In sum The nose was interesting but not something I normally look for in a dram.  The palate, however, was delectable.  The finish was mixed but, I liked it.  A conversation piece for sure.  One to enjoy in company whilst you’re geeking out about whisky.

St. Magdalene 1982/2009 Dun Bheagan 50% Cask #2219

Lowlands region – 50%ABV – 700ml Bottle – Dun Bheagan Cask #2219 – 390 bottles – £150

I received a sample of this great lowland whisky (Thanks to dramming.com!!) quite a few months ago and held off on tasting it as I wanted to wait for the right moment.  It’s limited, for sure, but also this is whisky from a distillery that stopped producing in 1983 (I was 10 years old) so I wanted to make sure I was in tip top shape and able to taste this with out any hinderance and/or obstruction (colds, spicy dinner, etc…).

Other things of note to happen in 1983 are:

  • High ranking Nazi war criminal Klaus Barbie is arrested in Bolivia (and was convicted).
  • The Tokyo Disneyland opens.
  • The Nintendo Entertainment System goes on sale in Japan.
  • Kiss officially appeared in public without makeup for the first time on MTV.
  • U.S. President Ronald Reagan signs a bill creating a federal holiday on the third Monday of every January to honor American civil rights leader Martin Luther King Jr.
  • Again, I turned 10 (man, look at that big Jew nose!).

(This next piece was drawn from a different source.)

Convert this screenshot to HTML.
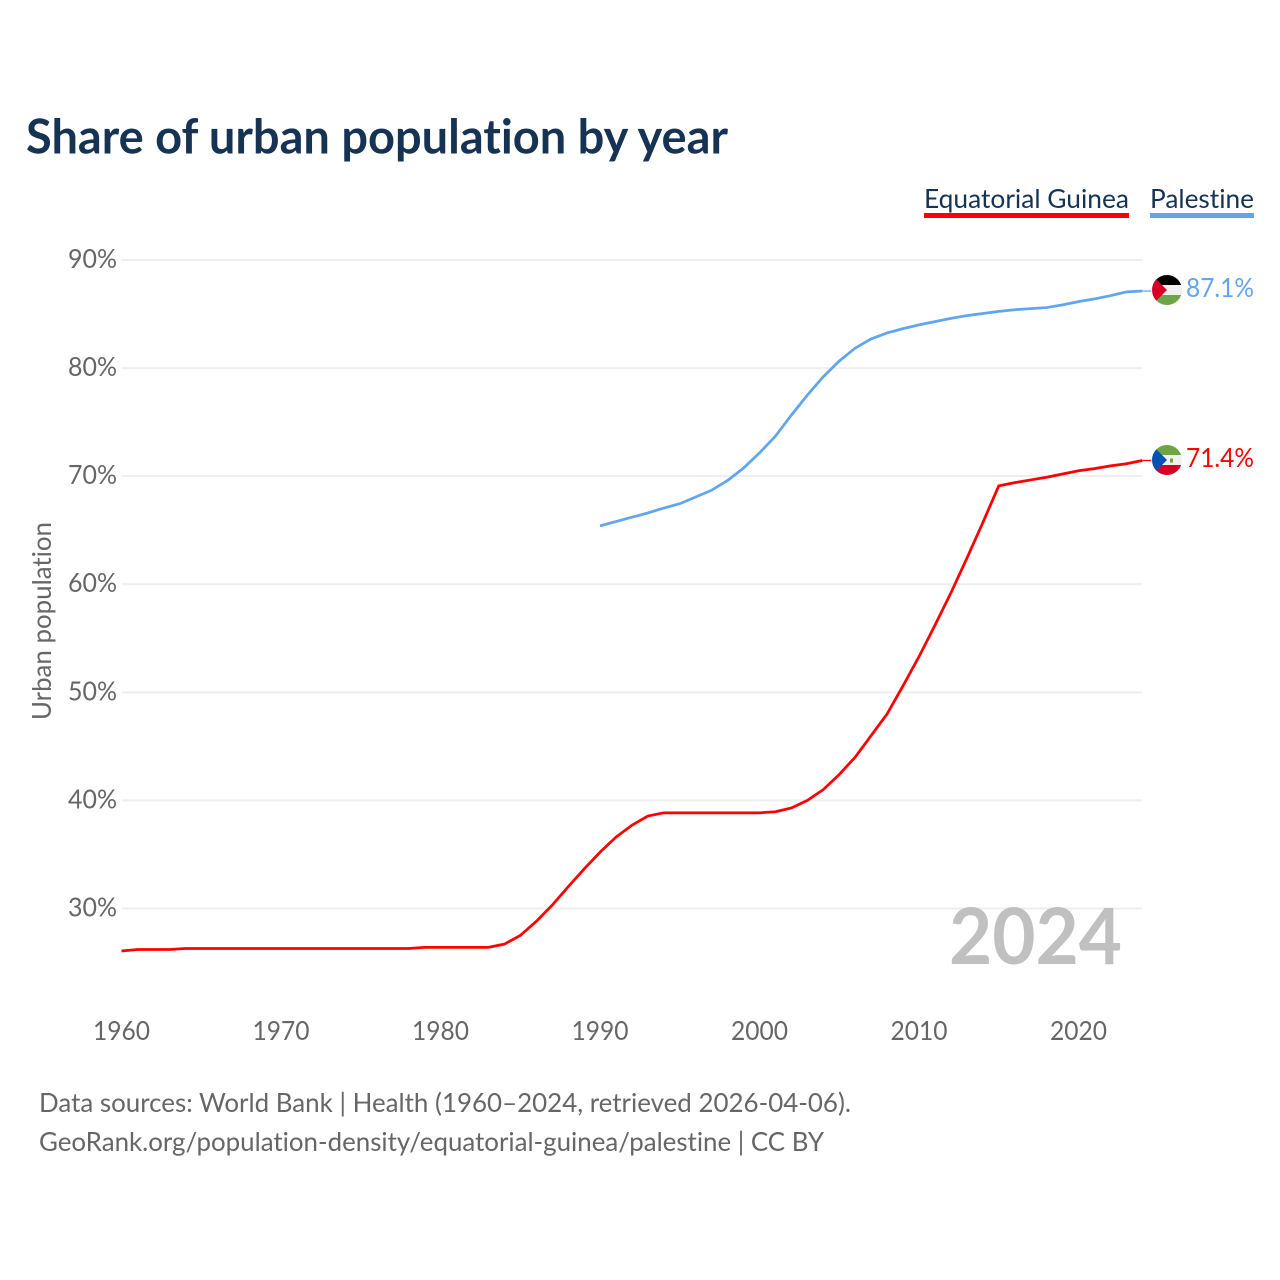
<!DOCTYPE html>
<html lang="en">
<head>
<meta charset="utf-8">
<title>Share of urban population by year</title>
<style>
html,body{margin:0;padding:0;background:#fff;}
svg{display:block;}
text{font-family:"Lato","Carlito","Liberation Sans",sans-serif;font-variant-ligatures:none;font-feature-settings:"liga" 0,"clig" 0;}
</style>
</head>
<body>
<svg id="chart" width="1280" height="1280" viewBox="0 0 1280 1280" xmlns="http://www.w3.org/2000/svg">
  <defs>
    <clipPath id="flag-clip-ps"><circle cx="1167" cy="290" r="15"/></clipPath>
    <clipPath id="flag-clip-gq"><circle cx="1167" cy="460" r="15"/></clipPath>
  </defs>
  <rect x="0" y="0" width="1280" height="1280" fill="#ffffff"/>
  <text x="26" y="153.5" font-size="47.5" font-weight="700" fill="#163354" textLength="702" lengthAdjust="spacingAndGlyphs">Share of urban population by year</text>
  <g id="grid"></g>
  <g id="y-ticks"></g>
  <g id="x-ticks"></g>
  <text transform="translate(51,621) rotate(-90)" text-anchor="middle" font-size="26" fill="#666666" textLength="198" lengthAdjust="spacingAndGlyphs">Urban population</text>
  <text x="1122" y="964" text-anchor="end" font-size="78" font-weight="700" fill="#c0c0c0" textLength="173" lengthAdjust="spacingAndGlyphs">2024</text>
  <g id="lines"></g>

  <g>
    <text x="924" y="208" font-size="26.5" fill="#163354" textLength="205" lengthAdjust="spacingAndGlyphs">Equatorial Guinea</text>
    <rect x="924" y="213" width="205" height="5" fill="#ff0000"/>
  </g>
  <g>
    <text x="1150" y="208" font-size="26.5" fill="#163354" textLength="104" lengthAdjust="spacingAndGlyphs">Palestine</text>
    <rect x="1150" y="213" width="104" height="5" fill="#60a5ee"/>
  </g>

  <g clip-path="url(#flag-clip-ps)">
    <rect x="1152" y="275" width="30" height="10" fill="#000000"/>
    <rect x="1152" y="285" width="30" height="10" fill="#f0f0f0"/>
    <rect x="1152" y="295" width="30" height="10" fill="#6da544"/>
    <polygon points="1152,275 1167,290 1152,305" fill="#d80027"/>
  </g>
  <g clip-path="url(#flag-clip-gq)">
    <rect x="1152" y="445" width="30" height="10" fill="#6da544"/>
    <rect x="1152" y="455" width="30" height="10" fill="#f0f0f0"/>
    <rect x="1152" y="465" width="30" height="10" fill="#d80027"/>
    <polygon points="1152,445 1167,460 1152,475" fill="#0052b4"/>
    <rect x="1170" y="458.5" width="3" height="4" fill="#6da544"/>
  </g>
  <text id="end-label-ps" x="1254" y="297" text-anchor="end" font-size="26.5" fill="#60a5ee" textLength="68" lengthAdjust="spacingAndGlyphs"></text>
  <text id="end-label-gq" x="1254" y="467" text-anchor="end" font-size="26.5" fill="#ff0000" textLength="68" lengthAdjust="spacingAndGlyphs"></text>

  <text x="39" y="1112" font-size="26.5" fill="#666666" textLength="812" lengthAdjust="spacingAndGlyphs">Data sources: World Bank | Health (1960–2024, retrieved 2026-04-06).</text>
  <text x="39" y="1151" font-size="26.5" fill="#666666" textLength="785" lengthAdjust="spacingAndGlyphs">GeoRank.org/population-density/equatorial-guinea/palestine | CC BY</text>
</svg>
<script>
const yTickValues = [30, 40, 50, 60, 70, 80, 90];
const xTickValues = [1960, 1970, 1980, 1990, 2000, 2010, 2020];
const redStartYear = 1960;
const redValues = [26.07, 26.2, 26.2, 26.2, 26.3, 26.3, 26.3, 26.3, 26.3, 26.3, 26.3, 26.3, 26.3, 26.3, 26.3, 26.3, 26.3, 26.3, 26.3, 26.4, 26.4, 26.4, 26.4, 26.4, 26.7, 27.5, 28.8, 30.3, 32, 33.65, 35.2, 36.6, 37.7, 38.55, 38.85, 38.85, 38.85, 38.85, 38.85, 38.85, 38.85, 38.95, 39.3, 40, 41, 42.4, 44, 46, 48, 50.6, 53.3, 56.2, 59.2, 62.4, 65.7, 69.1, 69.4, 69.65, 69.9, 70.2, 70.5, 70.7, 70.95, 71.15, 71.45];
const blueStartYear = 1990;
const blueValues = [65.4, 65.8, 66.2, 66.6, 67.05, 67.45, 68.07, 68.7, 69.6, 70.75, 72.15, 73.7, 75.65, 77.5, 79.2, 80.65, 81.85, 82.7, 83.25, 83.65, 84, 84.3, 84.6, 84.85, 85.05, 85.25, 85.4, 85.5, 85.6, 85.85, 86.15, 86.4, 86.7, 87.05, 87.13];
const redEndLabel = "71.4%";
const blueEndLabel = "87.1%";

const NS = "http://www.w3.org/2000/svg";
function xScale(year) { return 121.5 + (year - 1960) * 15.95; }
function yScale(value) { return 260 + (90 - value) * 10.808; }

const grid = document.getElementById("grid");
const yTicks = document.getElementById("y-ticks");
const xTicks = document.getElementById("x-ticks");
const lines = document.getElementById("lines");

yTickValues.forEach(function (v) {
  const gridline = document.createElementNS(NS, "line");
  
  
  gridline.setAttribute("x1", 122);
  gridline.setAttribute("x2", 1142);
  gridline.setAttribute("y1", yScale(v));
  gridline.setAttribute("y2", yScale(v));
  gridline.setAttribute("stroke", "#eeeeee");
  gridline.setAttribute("stroke-width", 2);
  grid.appendChild(gridline);

  const label = document.createElementNS(NS, "text");
  
  
  label.setAttribute("x", 117);
  label.setAttribute("y", yScale(v) + 8);
  label.setAttribute("text-anchor", "end");
  label.setAttribute("font-size", 26);
  label.setAttribute("fill", "#666666");
  label.setAttribute("textLength", 49);
  label.setAttribute("lengthAdjust", "spacingAndGlyphs");
  label.textContent = v + "%";
  yTicks.appendChild(label);
});

xTickValues.forEach(function (year) {
  const label = document.createElementNS(NS, "text");
  
  
  label.setAttribute("x", xScale(year));
  label.setAttribute("y", 1040);
  label.setAttribute("text-anchor", "middle");
  label.setAttribute("font-size", 26);
  label.setAttribute("fill", "#666666");
  label.setAttribute("textLength", 57);
  label.setAttribute("lengthAdjust", "spacingAndGlyphs");
  label.textContent = year;
  xTicks.appendChild(label);
});

function seriesPoints(values, startYear) {
  return values.map(function (v, i) {
    return xScale(startYear + i).toFixed(2) + "," + yScale(v).toFixed(2);
  }).join(" ");
}

function tailY(values) {
  return yScale(values[values.length - 1]);
}

const redLine = document.createElementNS(NS, "polyline");


redLine.setAttribute("points", seriesPoints(redValues, redStartYear));
redLine.setAttribute("fill", "none");
redLine.setAttribute("stroke", "#ff0000");
redLine.setAttribute("stroke-width", 2.75);
lines.appendChild(redLine);

const redTail = document.createElementNS(NS, "line");


redTail.setAttribute("x1", xScale(2024));
redTail.setAttribute("x2", xScale(2024) + 9);
redTail.setAttribute("y1", tailY(redValues));
redTail.setAttribute("y2", tailY(redValues));
redTail.setAttribute("stroke", "#ff0000");
redTail.setAttribute("stroke-width", 1.25);
lines.appendChild(redTail);

const blueLine = document.createElementNS(NS, "polyline");


blueLine.setAttribute("points", seriesPoints(blueValues, blueStartYear));
blueLine.setAttribute("fill", "none");
blueLine.setAttribute("stroke", "#60a5ee");
blueLine.setAttribute("stroke-width", 2.75);
lines.appendChild(blueLine);

const blueTail = document.createElementNS(NS, "line");


blueTail.setAttribute("x1", xScale(2024));
blueTail.setAttribute("x2", xScale(2024) + 9);
blueTail.setAttribute("y1", tailY(blueValues));
blueTail.setAttribute("y2", tailY(blueValues));
blueTail.setAttribute("stroke", "#60a5ee");
blueTail.setAttribute("stroke-width", 1.25);
lines.appendChild(blueTail);

document.getElementById("end-label-ps").textContent = blueEndLabel;
document.getElementById("end-label-gq").textContent = redEndLabel;
</script>
</body>
</html>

Whisky notes are as follows:

On the nose A fruit basket nose that Edible Arrangements only wishes they could match.

Big lemony citrus notes (imagine Ardbeg lemons without big peat).  Chocolate notes, workman’s gloves.

Sugar and vanilla smooths it out but there’s a great spicy backbone to it.

On the mouth Strange entry.  Imagine all of the above mentioned flavors in a shoddy ziplock bag.

While I’m not referring to a plasticy note to the palate, I mean that the flavors seem somehow encapsulated within a baggie or bubble (which happens to be covered by a slight salty coating).

It get increasingly hot and a warm spiciness returns.

A touch of water brings out some very nice chewy toffee notes to it an pops that baggie or bubble and all of those flavors I got on the nose came pouring out.

Finish Long, citrus zing, spice, nice.

In sumThe spice in this whisky runs all the way through, so even keeled.

Wonderful as an every night summer dram… if you’re Daddy Warbucks.

Not sure what to think of the initial palate entry but I’ve got a lot of respect for this whisky.

Glad I had a chance to taste it and wish I had more.